Pakistan has been battling a Baloch separatist insurgency for decades, with frequent armed attacks on security forces, foreign nationals and non-local Pakistanis in the mineral-rich province bordering Afghanistan and Iran.
A senior official, who spoke on condition of anonymity, told Agence France-Presse (AFP) on Wednesday that “197 terrorists have been killed in the ongoing counter-terrorism operations.”
He added that at least 36 civilians and 22 security personnel were killed during the coordinated attacks in restive Balochistan.
Sporadic clashes were still taking place in some districts, after militants stormed banks, jails, police stations and military installations over the weekend.
The chief minister of Balochistan, Sarfraz Bugti, told a news conference in Quetta on Sunday that all the districts under attack were cleared.
“We are chasing them, we will not let them go so easily,” he said.
The Baloch Liberation Army (BLA), the province’s most active militant separatist group, claimed responsibility for the attacks in a statement sent to AFP.

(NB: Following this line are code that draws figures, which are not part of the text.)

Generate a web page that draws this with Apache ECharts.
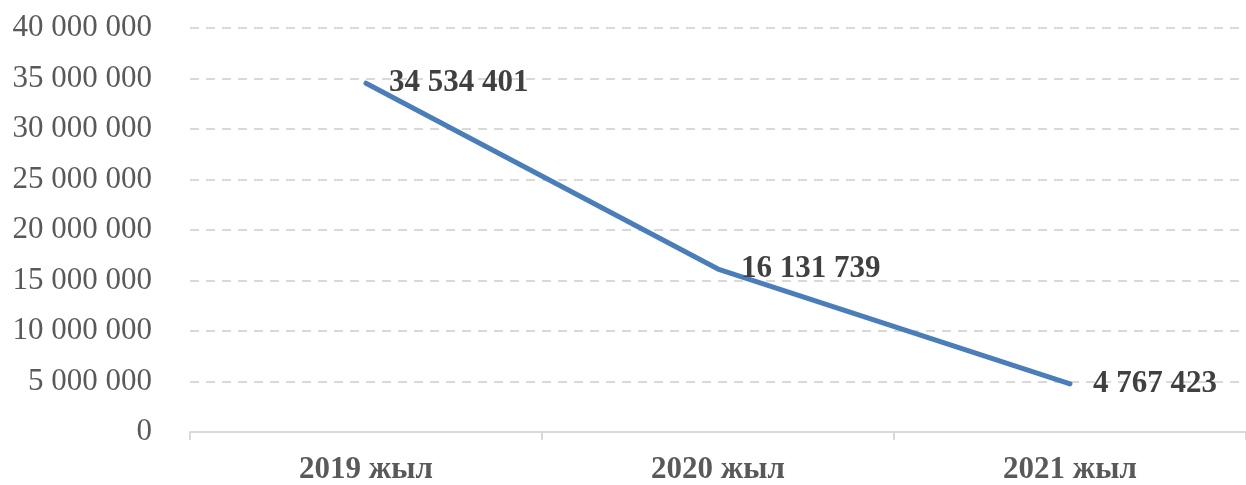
<!DOCTYPE html>
<html>
<head>
<meta charset="utf-8">
<script src="https://cdn.jsdelivr.net/npm/echarts@6/dist/echarts.min.js"></script>
<style>
  html, body { margin: 0; padding: 0; background: #fff; }
  #chart { width: 1246px; height: 485px; }
</style>
</head>
<body>
<div id="chart"></div>
<script>
const years = ["2019 жыл", "2020 жыл", "2021 жыл"];
const values = [34534401, 16131739, 4767423];

//format numbers with spaces as thousands separator
function spaced(n) {
    return String(n).replace(/\B(?=(\d{3})+(?!\d))/g, " ");
}

const chart = echarts.init(document.getElementById("chart"), null, { renderer: "canvas" });

const option = {
    animation: false,
    grid: { left: 190, right: -4, top: 28, bottom: 52 },
    xAxis: {
        type: "category",
        data: years,
        boundaryGap: true,
        axisLine: { lineStyle: { color: "#d9d9d9", width: 2 } },
        axisTick: { show: true, length: 8, lineStyle: { color: "#d9d9d9", width: 2 } },
        axisLabel: {
            margin: 22,
            color: "#595959",
            fontFamily: "Liberation Serif",
            fontWeight: "bold",
            fontSize: 31
        }
    },
    yAxis: {
        type: "value",
        min: 0,
        max: 40000000,
        interval: 5000000,
        axisLine: { show: false },
        axisTick: { show: false },
        axisLabel: {
            margin: 38,
            color: "#595959",
            fontFamily: "Liberation Serif",
            fontSize: 31,
            formatter: (v) => spaced(v)
        },
        splitLine: { lineStyle: { color: "#d9d9d9", width: 2, type: [9, 7] } }
    },
    series: [{
        type: "line",
        data: values,
        symbol: "circle",
        symbolSize: 2,
        showSymbol: true,
        itemStyle: { color: "rgba(0,0,0,0)", borderWidth: 0 },
        lineStyle: { color: "#4a7ebb", width: 5, cap: "round", join: "round" },
        label: {
            show: true,
            position: "right",
            distance: 22,
            color: "#404040",
            fontFamily: "Liberation Serif",
            fontWeight: "bold",
            fontSize: 31,
            formatter: (p) => spaced(p.value)
        },
        z: 3
    }]
};

chart.setOption(option);
</script>
</body>
</html>
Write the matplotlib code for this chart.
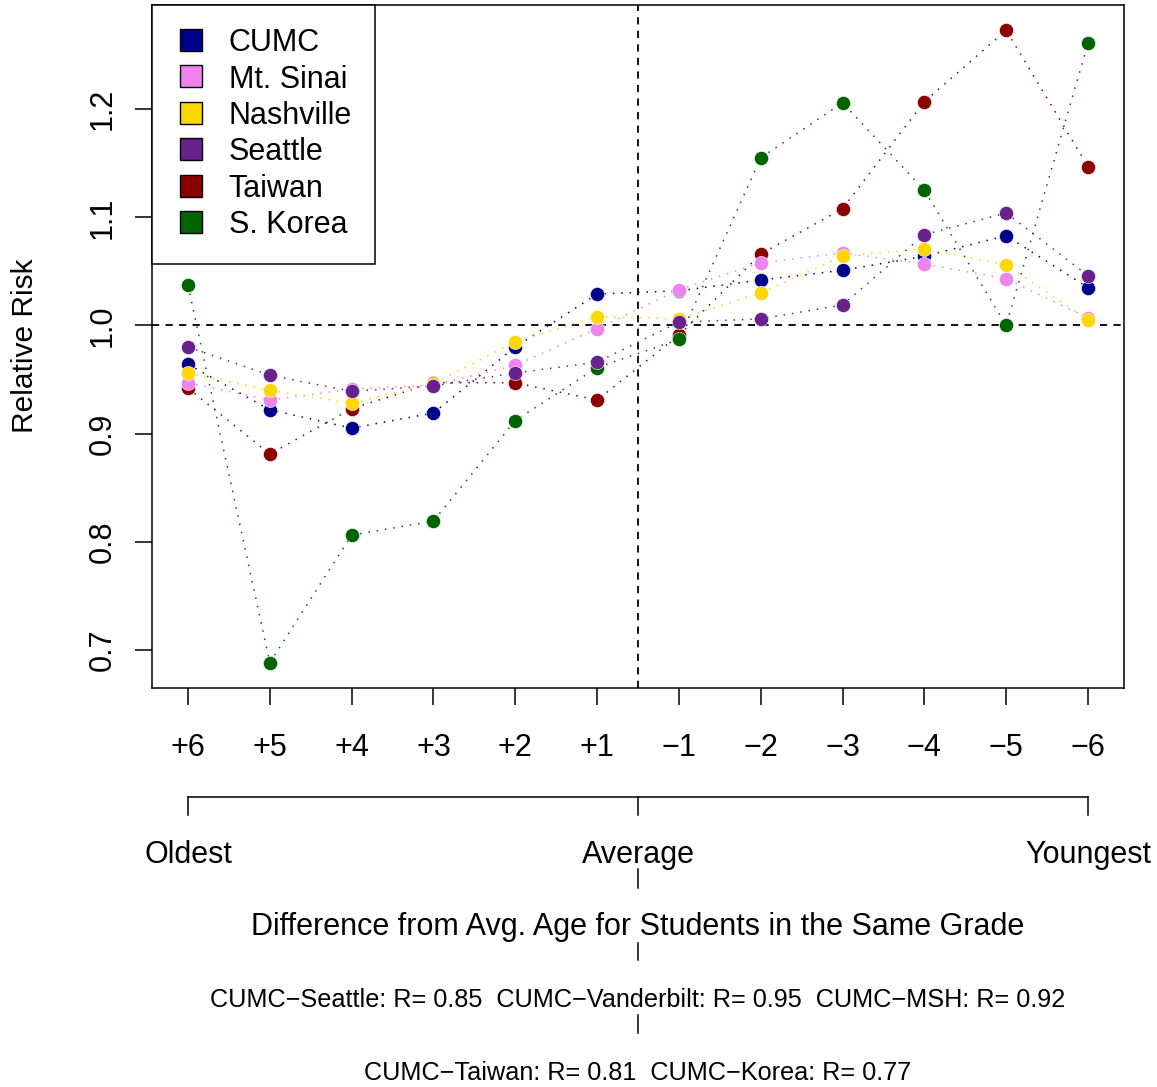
import matplotlib
matplotlib.use("Agg")
import matplotlib.pyplot as plt
from matplotlib.lines import Line2D
import matplotlib.transforms as mtransforms

plt.rcParams['font.family'] = ['Liberation Sans', 'DejaVu Sans']

# ---------------- data ----------------
offset_labels = ['+6', '+5', '+4', '+3', '+2', '+1',
                 '\u22121', '\u22122', '\u22123', '\u22124', '\u22125', '\u22126']

cumc    = [0.964, 0.922, 0.905, 0.919, 0.980, 1.029, 1.032, 1.042, 1.051, 1.064, 1.083, 1.035]
sinai   = [0.947, 0.931, 0.941, 0.945, 0.963, 0.997, 1.033, 1.058, 1.067, 1.057, 1.043, 1.007]
nash    = [0.956, 0.940, 0.928, 0.946, 0.985, 1.008, 1.006, 1.030, 1.064, 1.071, 1.056, 1.005]
seattle = [0.980, 0.954, 0.939, 0.944, 0.956, 0.966, 1.003, 1.006, 1.019, 1.084, 1.104, 1.046]
taiwan  = [0.942, 0.881, 0.923, 0.947, 0.947, 0.931, 0.991, 1.066, 1.108, 1.207, 1.273, 1.147]
korea   = [1.037, 0.688, 0.806, 0.819, 0.912, 0.961, 0.987, 1.155, 1.206, 1.125, 1.000, 1.261]

series_names = ['CUMC', 'Mt. Sinai', 'Nashville', 'Seattle', 'Taiwan', 'S. Korea']
series_colors = ['#00008B', '#EE82EE', '#FFD700', '#68228B', '#8B0000', '#006400']
series_values = [cumc, sinai, nash, seattle, taiwan, korea]
draw_order = [0, 4, 5, 1, 2, 3]

yticks = [0.7, 0.8, 0.9, 1.0, 1.1, 1.2]
group_labels = ['Oldest', 'Average', 'Youngest']
xlabel = 'Difference from Avg. Age for Students in the Same Grade'
corr_line1 = 'CUMC\u2212Seattle: R= 0.85  CUMC\u2212Vanderbilt: R= 0.95  CUMC\u2212MSH: R= 0.92'
corr_line2 = 'CUMC\u2212Taiwan: R= 0.81  CUMC\u2212Korea: R= 0.77'

# ---------------- figure ----------------
W, H = 1157, 1087
FS = 22
fig = plt.figure(figsize=(W / 100, H / 100), dpi=100)
ax = fig.add_axes([152 / W, 1 - 688 / H, (1124 - 152) / W, (688 - 5) / H])

x = list(range(1, len(offset_labels) + 1))
for i in draw_order:
    ax.plot(x, series_values[i], linestyle=(0, (1, 4.5)), linewidth=1.1,
            color=series_colors[i], marker='o', markersize=10.2,
            markerfacecolor=series_colors[i], markeredgecolor='white',
            markeredgewidth=0.4, zorder=3)

allv = [v for s in series_values for v in s]
lo, hi = min(allv), max(allv)
pad = 0.04 * (hi - lo)
ax.set_ylim(lo - pad, hi + pad)
ax.set_xlim(1 - 0.04 * 11, 12 + 0.04 * 11)

ax.axhline(1.0, color='black', linestyle=(0, (4, 3.5)), linewidth=1.3, zorder=2)
ax.axvline(6.5, color='black', linestyle=(0, (4, 3.5)), linewidth=1.3, zorder=2)

ax.set_xticks(x)
ax.set_xticklabels(offset_labels)
ax.set_yticks(yticks)
ax.set_yticklabels([f'{v:.1f}' for v in yticks])
ax.tick_params(axis='both', length=12.5, width=1.1, labelsize=FS, direction='out')
ax.tick_params(axis='x', pad=20)
ax.tick_params(axis='y', pad=12.5)
for lab in ax.get_yticklabels():
    lab.set_rotation(90)
    lab.set_va('center')
for sp in ax.spines.values():
    sp.set_linewidth(1.1)

fig.text(25 / W, 1 - 346 / H, 'Relative Risk', rotation=90, ha='center', va='center', fontsize=21.5)

# legend
handles = [Line2D([], [], linestyle='none', marker='s', markersize=16.5,
                  markerfacecolor=c, markeredgecolor='black', markeredgewidth=1.0)
           for c in series_colors]
leg = ax.legend(handles, series_names, loc='upper left', bbox_to_anchor=(0, 1),
                borderaxespad=0, fontsize=FS, frameon=True, fancybox=False,
                edgecolor='black', handlelength=1.05, handleheight=0.8,
                handletextpad=0.7, labelspacing=0.21, borderpad=0.76)
leg.get_frame().set_linewidth(1.1)
leg.get_frame().set_alpha(1)

# bottom bracket
blend = mtransforms.blended_transform_factory(ax.transData, fig.transFigure)
yb = 1 - 797 / H
yb2 = 1 - 815 / H
ax.add_line(Line2D([1, 12], [yb, yb], transform=blend, color='black', linewidth=1.1, clip_on=False))
for xv in [1, 6.5, 12]:
    ax.add_line(Line2D([xv, xv], [yb, yb2], transform=blend, color='black', linewidth=1.1, clip_on=False))

for xv, lab in zip([1, 6.5, 12], group_labels):
    ax.text(xv, 1 - 863 / H, lab, transform=blend, ha='center', va='baseline', fontsize=FS)

for (a, b) in [(869, 888), (943, 960), (1015, 1033)]:
    ax.add_line(Line2D([6.5, 6.5], [1 - a / H, 1 - b / H], transform=blend, color='black',
                       linewidth=1.1, clip_on=False))

ax.text(6.5, 1 - 935 / H, xlabel, transform=blend, ha='center', va='baseline', fontsize=FS)
ax.text(6.5, 1 - 1007 / H, corr_line1, transform=blend, ha='center', va='baseline', fontsize=18.2)
ax.text(6.5, 1 - 1080 / H, corr_line2, transform=blend, ha='center', va='baseline', fontsize=18.2)

fig.savefig('out.png', dpi=100)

The group, which the United States has designated a terrorist organization, said it had targeted military installations as well as police and civil administration officials in gun attacks and suicide bombings.
The BLA has intensified attacks on Pakistanis from other provinces working in the region in recent years, as well as foreign energy firms.
Last year, the separatists attacked a train with 450 passengers on board, sparking a deadly two-day siege.
The United Nations on Tuesday called the recent attacks “heinous and cowardly.”